Sen; evlâdının tekâmülü için onunla geçireceğin sayılı vakitlerden vazgeçerek verimli bir köye sütanneye teslim eden, hasretin verdiği ıstıraba dayanan, güçlü, ama bir o kadar da nahiff olan Âmine’sin!.. Sen; Yaratılmışların En Güzeli’nin dünyaya gelmesine sebep olan o mümtaz anne ile meslektaş olansın. Canının gözlerinin önünde büyüyen parçasıyla olan kaderine hükmedemeyecek kadar âciz, fakat onun kalbinde bir ömür sevgini bâkî kılacak kadar kavî duygular bırakan annesin... Peygamber Efendimiz -sallâllâhu aleyhi ve sellem- altı yaşındayken, Ebvâ’da vefat eden annesi Âmine’nin kabrini hicretin altıncı senesinde ziyaret etmişti.

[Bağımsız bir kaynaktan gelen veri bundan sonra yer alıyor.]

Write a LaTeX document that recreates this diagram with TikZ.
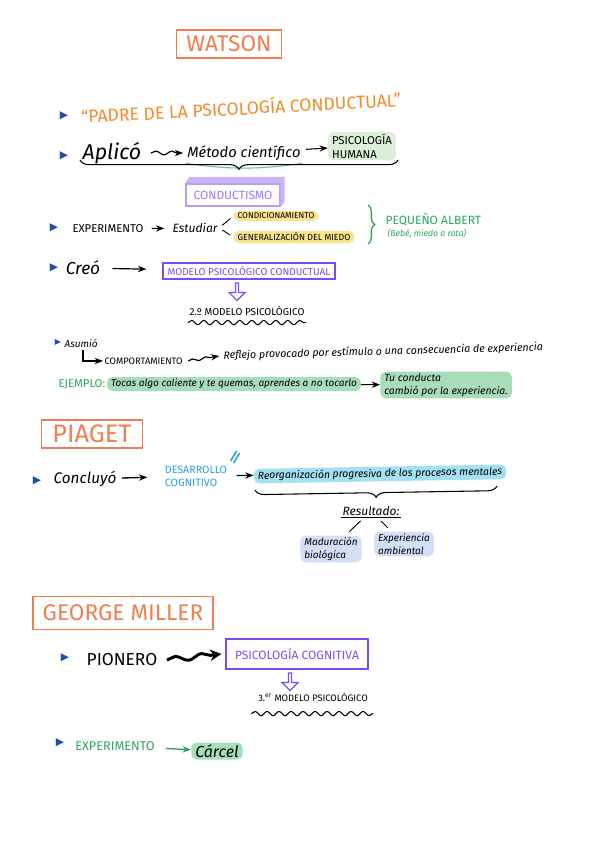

Biricik oğlunun -sallâllâhu aleyhi ve sellem- gözleri dolmuş:
“-Annemin, benim hakkımda olan şefkat ve merhametini hatırladım.” buyurmuştu.[1]
Sen ki Âmine’sin; kısa ömrü, hasret ateşlerinde olgunlaşan, bütün imtihanlara rağmen evlâdını müşfik tabiatıyla saran, örnek olduğun merhametin O’nun bütün ömründe hâkim olmasına sebep olansın.
Kadın ki Halime; ismi gibi yumuşak huylu, ağırbaşlı, uysal hanım... Vücuda giren her gıda nasıl bedene tesir ediyorsa, aynı şiddette ahlâka ve rûha da sirâyet ediyordu. Bundandır peygamberi iki sene emziren sütannenin ahlâkının seçilmişliğinden emîn oluşumuz... Sen ki; göğsünden fışkıran şifayı, bedenindeki bütün faydalı gıdaların özünü, hayat bulsun diye cömertçe küçük bir bebeğe hediye eden Halime’nin meslektaşısın. Özünü, kendini sunduğun cömertliğinle dünya ve âhiret nimetlerine mazhar olansın. Halime; kendi canından olmayan Muhammed’i candan öte seven, sahiplenen, O’ndan nasiplenen nasipli kadın... Kadınlığın bütün dünya çocuklarına anne olmayı öğütlediğini, yüreğimizde sahipsiz, boynu bükük her çocuk için bir duâ ve merhamet çınarı büyütmemiz gerektiğini öğreten mürebbî...
Kadın ki Hanne; anne olmaktan ümidini kesmiş, toplum tarafından kısır olarak yaftalanmış; iç ve dış dünyası mahzun olan, ama bir an Yaratıcı’sına isyan etmeyen, ondan gelene râzı olan takvâlı hanım... Sen ki Hanne’sin; sebepler bebeğin olmasına mânî olduğu hâlde, Allâh’ın senin itaatin ve yakarışlarının karşılığında müjde olarak bir bebek ihsan ettiğisin. Ümitsizliğin, en kuytu karanlık olduğunu bilensin. Sen ki; senelerce beklemesine rağmen, çocuğunu onu bahşedene bir an tereddüt etmeden adayan, tevekkül, teslîmiyet, sabır ve takvâ mümessili Hanne’nin mirasçısısın. Canından bir parçayı mâbede bırakırken Allâh’a adadığı borcun noksan olup olmamasını düşünerek mahcûbiyet duyan nezâket örneği hanım...
Kadın, hadiste anılan muvahhid; o ki îmânınından dolayı türlü işkencelerle dağlananların zamanında kadın olarak dâvâsından dönmemiş, kucağında bebeğiyle alev alev çağlayan ateş havuzuna atılmak üzere olan isimsiz kahraman... Sadece o an; kucağındaki bebeğe bakıp:
“-Dilimle kabul etsem mi söylediklerini?” diye aklından geçirmişti.
Sen ki; tereddütlerin karşısında yüce Allâh’ın, kucağında asırlar boyu konuşulacak mûcize yarattığısın.
“-Sakın anne, îmânından dönme!” diye îkaz eden bebeğin, dâvâsını devam ettiren annesin.
Kadın ki anne; hepsinin çocuğuyla mâcerâsı bambaşka bir hikâye ve pedogoji olan ya da çocuğunun olmamasıyla imtihan olarak bütün çocuklara anne olan. Ama her kadın, biraz anne... Bütün annelere sevgi ve şükranla...
[1] İbn-i Sa’d, I, 116, 117; ayrıca bkz: Müslim, Cenâiz, 105-108.